Thursday, September 18, 2014

Day One of Solo Madrid

Now that the weekend is over, and my beloved has gone back to work, I find myself with at least eight hours a day in which to explore Madrid solo. I think we all know I'm good at solo travel; so this is hardly a problem. Where to start, is more the problem. I have my usual Lonely Planet guide to the city, and Trip Advisor has lots of suggestions for me as well. I decide that walking is my best bet, and head off in a vague direction of North-West. I have tried explaining to my boyfriend that I have an excellent sense of direction; we'll see, shall we? Soon I am deep in the Retiro barrio (neighbourhood), and feeling reasonably confident that I am heading in the right direction, I continue pounding pavement, until eventually - yes! I see Parque del Retiro - the beautifully landscaped inner-city park he took me to the day prior, to look at the rose gardens. Such a romantic. The map of our neighbourhood is coming together in my head nicely, and feeling confident, I spend some time wandering through Retiro park. It is just so beautiful, with the autumn colours beginning to creep into the otherwise lush and dense foliage luxuriously lining hundreds of trees. The sand pathways are a subtle contrast to the brilliance of the blue sky, the soothing greenery and the black lacework of the metal fences and lamp posts that line the park's paths. Birds live here, happily and plentifully, and my heart soars to hear their singing; it is at this moment that I know I will spend a lot of time in Parque del Retiro.
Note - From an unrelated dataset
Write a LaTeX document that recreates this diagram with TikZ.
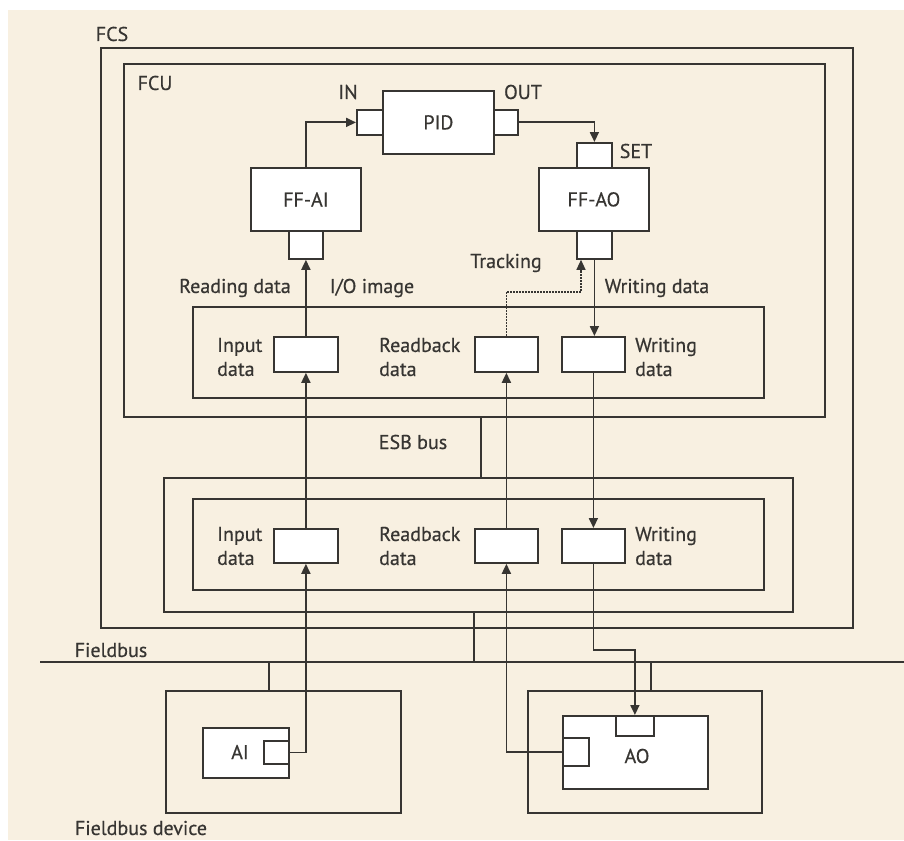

I spend probably a good forty-five minutes wandering through the park, using my bird-brain to guide me to the centre of Madrid. I saw some beautiful statues atop buildings yesterday that I really want to capture decent photographs of, and the afternoon sun was doing them no justice yesterday, so armed with my beloved Nikon, I keep winding my way West until eventually I see Puerta de Alcalá; one of the gates of Madrid. It is a landmark; a shining beacon telling me I am indeed going the right way and my sense of direction is working fine. Filled with a deep happiness and satisfaction at making it this far (I mean come on, let's face it - I don't read Spanish very well, and I don't even know what the places I want to get to are called at this point so it's not like I can stop and ask for directions), I continue past the beautiful monument that used to be part of an extensive city wall system, built in 1778. I'm deep in downtown territory now, and am rewarded with more and more historical buildings kept in mint condition, until I reach the piece de résistance - the Plaza de Cibeles. I cannot begin to tell you how beautiful it is; the fountain in the centre of the roundabout, the white buildings surrounding it on three sides, the quaint and terribly private park on the other. I stop for a few moments to take it in, to absorb its beauty, and finally to take a few photos that I know will do it no justice, but hopefully will at least be refreshers for my memory in months to come.

I walk another half an hour, and am suddenly acutely aware that I haven't eaten anything at all today, and it is easily 1pm. I am filled with a sense of purpose; I must find the Mercardo san Miguel, and I simply must eat as much tapas there as I can possibly manage. West! West! Keep moving west! I arrive at the Mercardo and am overwhelmed by choice. I know I have to try new things, but the gulas and croquetas are on my "must eat again" list.. and so I do. I eat and eat until I can no longer; stuffed olives, cured meats, cheese, beautifully presented tapas for as little as 1 Euro. Finally, I have had my fill, met two French tourists and decide it would be a good idea to walk off the near-overindulgence of lunch. I spend my afternoon walking downtown Madrid and smiling; smiling at the other tourists, smiling at the locals going about their business, smiling at the beautiful blue sky and the warmth of summer's last days on my skin. I see all the litter, the homeless, the filth and grunge and grit in the historical streets, but I see the beauty, the hope of newly constructed buildings, the smiles on the many latino faces that I go past. Madrid is beginning to feel quite comfortable to me, and I've only been here a handful of days. A sign of good things to come.